[Entries with chart source code]

□ □ □

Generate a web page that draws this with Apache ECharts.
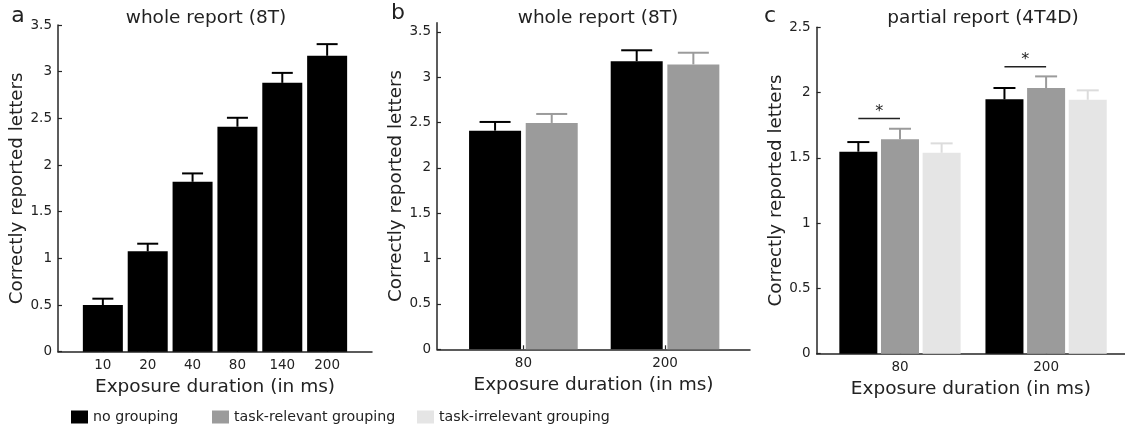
<!DOCTYPE html>
<html><head><meta charset="utf-8">
<script src="https://cdn.jsdelivr.net/npm/echarts@6/dist/echarts.min.js"></script>
<style>html,body{margin:0;padding:0;background:#fff}#c{width:1125px;height:427px}</style>
</head><body><div id="c"></div>
<script>
// ---- data ----
const catsA = ['10', '20', '40', '80', '140', '200'];
const noGroupA = [0.50, 1.075, 1.82, 2.41, 2.88, 3.17];
const noGroupErrA = [0.068, 0.082, 0.09, 0.096, 0.107, 0.125];

const catsB = ['80', '200'];
const noGroupB = [2.41, 3.175];
const noGroupErrB = [0.096, 0.121];
const relevantB = [2.495, 3.14];
const relevantErrB = [0.099, 0.129];

const catsC = ['80', '200'];
const noGroupC = [1.547, 1.948];
const noGroupErrC = [0.074, 0.087];
const relevantC = [1.642, 2.035];
const relevantErrC = [0.081, 0.089];
const irrelevantC = [1.539, 1.945];
const irrelevantErrC = [0.072, 0.072];
const sigLevelC = [1.802, 2.198];   // significance bracket height (no grouping vs task-relevant)

const ticksAC = [0, 0.5, 1, 1.5, 2, 2.5, 3, 3.5];
const ticksC = [0, 0.5, 1, 1.5, 2, 2.5];

const names = ['no grouping', 'task-relevant grouping', 'task-irrelevant grouping'];
const titles = ['whole report (8T)', 'whole report (8T)', 'partial report (4T4D)'];
const letters = ['a', 'b', 'c'];
const yName = 'Correctly reported letters';
const xName = 'Exposure duration (in ms)';

// ---- styling ----
const FONT = 'DejaVu Sans';
const TXT = '#222';
const AX = '#262626';
const colors = ['#000000', '#9b9b9b', '#e5e5e5'];
const errColors = ['#000000', '#9b9b9b', '#dcdcdc'];

function xAxisFor(idx, cats, min, max) {
  const vals = cats.map((c, i) => i + 1);
  return {
    type: 'value', gridIndex: idx, min: min, max: max,
    name: xName, nameLocation: 'middle', nameGap: 26,
    nameTextStyle: {fontFamily: FONT, fontSize: 18.5, color: TXT},
    axisLine: {show: true, lineStyle: {color: AX, width: 1.5}},
    axisTick: {show: true, inside: true, length: 4, customValues: vals, lineStyle: {color: AX, width: 1.2}},
    axisLabel: {customValues: vals, margin: 7, fontFamily: FONT, fontSize: 13.5, color: TXT,
      formatter: v => cats[Math.round(v) - 1] || ''},
    splitLine: {show: false}
  };
}
function yAxisFor(idx, max, ticks) {
  return {
    type: 'value', gridIndex: idx, min: 0, max: max,
    name: yName, nameLocation: 'middle', nameGap: 30,
    nameTextStyle: {fontFamily: FONT, fontSize: 18.3, color: TXT},
    axisLine: {show: true, lineStyle: {color: AX, width: 1.5}},
    axisTick: {show: true, inside: true, length: 4, customValues: ticks, lineStyle: {color: AX, width: 1.2}},
    axisLabel: {customValues: ticks, margin: 6, fontFamily: FONT, fontSize: 13.5, color: TXT,
      formatter: v => String(v)},
    splitLine: {show: false}
  };
}

const series = [];
function addGroup(axisIdx, means, errs, sIdx, offset, barPx, capPx) {
  const pts = means.map((m, i) => [i + 1 + offset, m]);
  series.push({
    type: 'bar', name: names[sIdx], xAxisIndex: axisIdx, yAxisIndex: axisIdx,
    data: pts, barWidth: barPx, barGap: '-100%',
    itemStyle: {color: colors[sIdx]}, silent: true, z: 2
  });
  series.push({
    type: 'custom', xAxisIndex: axisIdx, yAxisIndex: axisIdx, z: 3, silent: true, clip: false,
    data: means.map((m, i) => [i + 1 + offset, m, errs[i]]),
    encode: {x: 0, y: 1},
    renderItem: function (params, api) {
      const x = api.value(0), m = api.value(1), e = api.value(2);
      const p0 = api.coord([x, m]);
      const p1 = api.coord([x, m + e]);
      const st = {stroke: errColors[sIdx], lineWidth: 2};
      return {type: 'group', children: [
        {type: 'line', shape: {x1: p0[0], y1: p0[1], x2: p1[0], y2: p1[1]}, style: st},
        {type: 'line', shape: {x1: p1[0] - capPx / 2, y1: p1[1], x2: p1[0] + capPx / 2, y2: p1[1]}, style: st}
      ]};
    }
  });
}

// panel a
addGroup(0, noGroupA, noGroupErrA, 0, 0, 40, 21);
// panel b
const offB = [-0.2, 0.2];
addGroup(1, noGroupB, noGroupErrB, 0, offB[0], 52, 31);
addGroup(1, relevantB, relevantErrB, 1, offB[1], 52, 31);
// panel c
const offC = [-0.285, 0, 0.285];
addGroup(2, noGroupC, noGroupErrC, 0, offC[0], 38, 22);
addGroup(2, relevantC, relevantErrC, 1, offC[1], 38, 22);
addGroup(2, irrelevantC, irrelevantErrC, 2, offC[2], 38, 22);
// significance brackets in panel c
series.push({
  type: 'custom', xAxisIndex: 2, yAxisIndex: 2, z: 4, silent: true, clip: false,
  data: sigLevelC.map((y, i) => [i + 1 + offC[0], i + 1 + offC[1], y]),
  encode: {x: [0, 1], y: 2},
  renderItem: function (params, api) {
    const a = api.coord([api.value(0), api.value(2)]);
    const b = api.coord([api.value(1), api.value(2)]);
    return {type: 'group', children: [
      {type: 'line', shape: {x1: a[0], y1: a[1], x2: b[0], y2: b[1]}, style: {stroke: '#222', lineWidth: 1.6}},
      {type: 'text', x: (a[0] + b[0]) / 2, y: a[1] + 1,
        style: {text: '*', fontFamily: FONT, fontSize: 16, fill: '#222', align: 'center', verticalAlign: 'bottom'}}
    ]};
  }
});

const legendLefts = [66, 207, 412];
const legends = names.map((n, i) => ({
  data: [n], left: legendLefts[i], top: 405, orient: 'horizontal',
  icon: 'rect', itemWidth: 17, itemHeight: 13, selectedMode: false,
  textStyle: {fontFamily: FONT, fontSize: 14.2, color: TXT, padding: [0, 0, 0, 0]}
}));

const titleX = [206, 598, 983];
const letterX = [18, 398, 770];
const letterY = [16, 13, 16];
const graphics = [];
titles.forEach((t, i) => graphics.push({type: 'text', x: titleX[i], y: 18,
  style: {text: t, fontFamily: FONT, fontSize: 18.5, fill: TXT, align: 'center', verticalAlign: 'middle'}}));
letters.forEach((t, i) => graphics.push({type: 'text', x: letterX[i], y: letterY[i],
  style: {text: t, fontFamily: FONT, fontSize: 22, fill: TXT, align: 'center', verticalAlign: 'middle'}}));

const option = {
  animation: false,
  backgroundColor: '#fff',
  grid: [
    {left: 58, top: 25, width: 314, bottom: 75.3, outerBoundsMode: 'none'},
    {left: 437, top: 22.7, width: 313, bottom: 77.7, outerBoundsMode: 'none'},
    {left: 816.7, top: 27.3, right: 0, bottom: 73.3, outerBoundsMode: 'none'}
  ],
  xAxis: [xAxisFor(0, catsA, 0, 7), xAxisFor(1, catsB, 0.39, 2.6), xAxisFor(2, catsC, 0.43, 2.54)],
  yAxis: [yAxisFor(0, 3.5, ticksAC), yAxisFor(1, 3.6, ticksAC), yAxisFor(2, 2.5, ticksC)],
  legend: legends,
  graphic: graphics,
  series: series
};
const chart = echarts.init(document.getElementById('c'), null, {renderer: 'canvas'});
chart.setOption(option);
</script></body></html>
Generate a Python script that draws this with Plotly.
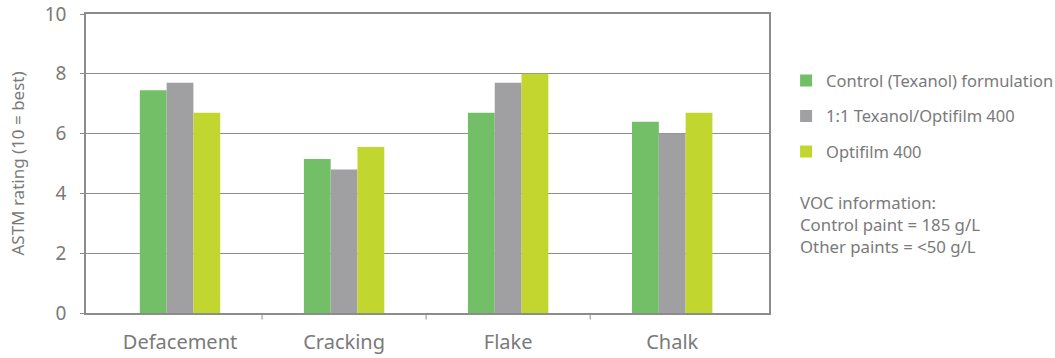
import plotly.graph_objects as go

categories = ["Defacement", "Cracking", "Flake", "Chalk"]
control = [7.45, 5.15, 6.7, 6.4]
blend = [7.7, 4.8, 7.7, 6.0]
optifilm = [6.7, 5.55, 8.0, 6.7]
series_names = ["Control (Texanol) formulation", "1:1 Texanol/Optifilm 400", "Optifilm 400"]
colors = ["#72BF67", "#A0A0A2", "#C1D72F"]
y_ticks = [0, 2, 4, 6, 8, 10]

text_color = "#7A7A7A"
font_family = "Noto Sans, Open Sans, sans-serif"

fig = go.Figure()
for i, (name, vals) in enumerate(zip(series_names, [control, blend, optifilm])):
    fig.add_trace(go.Bar(
        x=categories, y=vals, name=name, marker_color=colors[i],
        marker_line_width=0, legendgroup=f"g{i}",
    ))

# separator ticks between categories
for b in [0.5, 1.5, 2.5]:
    fig.add_shape(type="line", xref="x", yref="paper", x0=b, x1=b, y0=0, y1=-0.022,
                  line=dict(color="#8C8C8C", width=1))

fig.add_annotation(
    text="VOC information:<br>Control paint = 185 g/L<br>Other paints = <50 g/L",
    xref="paper", yref="paper", x=1.042, y=0.415, xanchor="left", yanchor="top",
    align="left", showarrow=False, font=dict(size=16.8, color=text_color, family=font_family),
)

fig.update_layout(
    width=1055, height=358,
    margin=dict(l=86, r=286, t=14, b=45, autoexpand=False),
    plot_bgcolor="white", paper_bgcolor="white",
    barmode="group", bargap=0.51, bargroupgap=0,
    font=dict(family=font_family, color=text_color),
    showlegend=True,
    legend=dict(x=1.025, y=0.835, xanchor="left", yanchor="top",
                font=dict(size=16.5, color=text_color, family=font_family),
                tracegroupgap=11, itemwidth=30, traceorder="grouped",
                bgcolor="rgba(0,0,0,0)"),
    xaxis=dict(
        range=[-0.573, 3.59], showline=True, linecolor="#8C8C8C", linewidth=1.5,
        mirror=True, ticks="", tickfont=dict(size=20, color=text_color),
        showgrid=False, automargin=False, ticklabelstandoff=10,
    ),
    yaxis=dict(
        range=[0, 10], tickvals=y_ticks, showline=True, linecolor="#8C8C8C", linewidth=1.5,
        mirror=True, ticks="outside", ticklen=4, tickcolor="#8C8C8C",
        showgrid=True, gridcolor="#8C8C8C", gridwidth=1,
        tickfont=dict(size=19, color=text_color), ticklabelstandoff=10,
        title=dict(text="ASTM rating (10 = best)", font=dict(size=17, color=text_color), standoff=16),
        zeroline=False, automargin=False,
    ),
)

fig.write_html("out.html")
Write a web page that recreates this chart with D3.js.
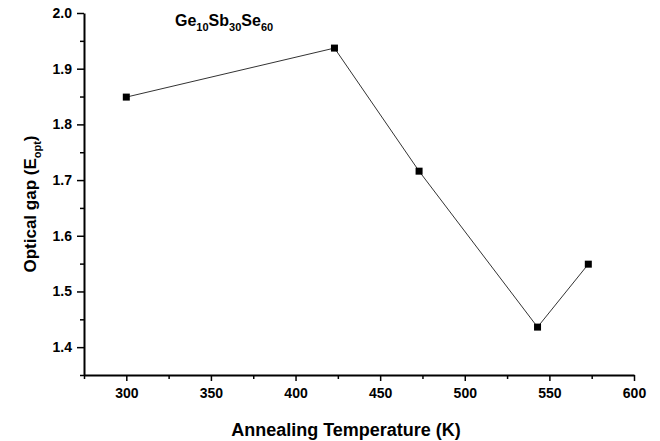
<!DOCTYPE html>
<html>
<head>
<meta charset="utf-8">
<script src="https://cdn.jsdelivr.net/npm/d3@7"></script>
<style>
  body { margin: 0; background: #fff; }
  text { font-family: "Liberation Sans", Arial, sans-serif; font-weight: bold; fill: #000; }
</style>
</head>
<body>
<svg id="chart" width="660" height="441"></svg>
<script>
// annealing temperature (K) and optical gap values
var temps     = [300, 423, 473, 543, 573],
    gaps      = [1.849, 1.937, 1.716, 1.436, 1.549],
    xTicks    = [300, 350, 400, 450, 500, 550, 600],
    yTicks    = [1.4, 1.5, 1.6, 1.7, 1.8, 1.9, 2.0];

var svg = d3.select('#chart');

// plot edges in px (note: "top" is reserved on window, so use a different name)
var plotLeft   = 84,
    plotRight  = 634,
    plotTop    = 13,
    plotBottom = 375;

var x = d3.scaleLinear().domain([275, 600]).range([plotLeft, plotRight]),
    y = d3.scaleLinear().domain([1.35, 2.0]).range([plotBottom, plotTop]);

// minor ticks halfway between the labelled ones
var xMinor = [275, 325, 375, 425, 475, 525, 575],
    yMinor = [1.35, 1.45, 1.55, 1.65, 1.75, 1.85, 1.95];

// x axis
var gx = svg.append('g').attr('transform', 'translate(0,' + plotBottom + ')');
gx.call(d3.axisBottom(x).tickValues(xTicks).tickSize(6).tickPadding(7).tickSizeOuter(0)
	.tickFormat(d3.format('d')));
gx.append('g').call(d3.axisBottom(x).tickValues(xMinor).tickSize(4).tickFormat('').tickSizeOuter(0))
	.select('.domain').remove();

// y axis
var gy = svg.append('g').attr('transform', 'translate(' + plotLeft + ',0)');
gy.call(d3.axisLeft(y).tickValues(yTicks).tickSize(7).tickPadding(5).tickSizeOuter(0)
	.tickFormat(d3.format('.1f')));
gy.append('g').call(d3.axisLeft(y).tickValues(yMinor).tickSize(4).tickFormat('').tickSizeOuter(0))
	.select('.domain').remove();

svg.selectAll('.domain').attr('stroke', '#000').attr('stroke-width', 2);
svg.selectAll('.tick line').attr('stroke', '#000').attr('stroke-width', 1.5);
svg.selectAll('.tick text').style('font-size', '14px').style('font-weight', 'bold')
	.style('font-family', '"Liberation Sans", Arial, sans-serif');

// data line and markers
var line = d3.line()
	.x(function(d, i){ return x(temps[i]); })
	.y(function(d){ return y(d); });

svg.append('path')
	.datum(gaps)
	.attr('d', line)
	.attr('fill', 'none')
	.attr('stroke', '#333')
	.attr('stroke-width', 1);

svg.selectAll('rect.pt')
	.data(gaps)
	.enter()
	.append('rect')
	.attr('class', 'pt')
	.attr('x', function(d, i){ return x(temps[i]) - 3.5; })
	.attr('y', function(d){ return y(d) - 3.5; })
	.attr('width', 7)
	.attr('height', 7)
	.attr('fill', '#000');

// composition label
var title = svg.append('text')
	.attr('x', 175)
	.attr('y', 26)
	.style('font-size', '16px');
[['Ge', false], ['10', true], ['Sb', false], ['30', true], ['Se', false], ['60', true]].forEach(function(p, i){
	title.append('tspan')
		.attr('dy', p[1] ? 5 : (i ? -5 : 0))
		.style('font-size', p[1] ? '11px' : '16px')
		.text(p[0]);
});

// axis titles
svg.append('text')
	.attr('x', 346)
	.attr('y', 436)
	.attr('text-anchor', 'middle')
	.style('font-size', '18px')
	.text('Annealing Temperature (K)');

var ylab = svg.append('text')
	.attr('transform', 'translate(36,204) rotate(-90)')
	.attr('text-anchor', 'middle')
	.style('font-size', '17px');
ylab.append('tspan').text('Optical gap (E');
ylab.append('tspan').attr('dy', 5).style('font-size', '11px').text('opt');
ylab.append('tspan').attr('dy', -5).text(')');
</script>
</body>
</html>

□ □ □

• [WHAT THIS TASK INVOLVES]:
Repeat only the lines between the top of the entries above and the line containing "const noGroupErrA = [0.068, 0.082, 0.09, 0.096, 0.107, 0.125];", both ends included, without the pictures.

• [THE ANSWER]:
Generate a web page that draws this with Apache ECharts.
<!DOCTYPE html>
<html><head><meta charset="utf-8">
<script src="https://cdn.jsdelivr.net/npm/echarts@6/dist/echarts.min.js"></script>
<style>html,body{margin:0;padding:0;background:#fff}#c{width:1125px;height:427px}</style>
</head><body><div id="c"></div>
<script>
// ---- data ----
const catsA = ['10', '20', '40', '80', '140', '200'];
const noGroupA = [0.50, 1.075, 1.82, 2.41, 2.88, 3.17];
const noGroupErrA = [0.068, 0.082, 0.09, 0.096, 0.107, 0.125];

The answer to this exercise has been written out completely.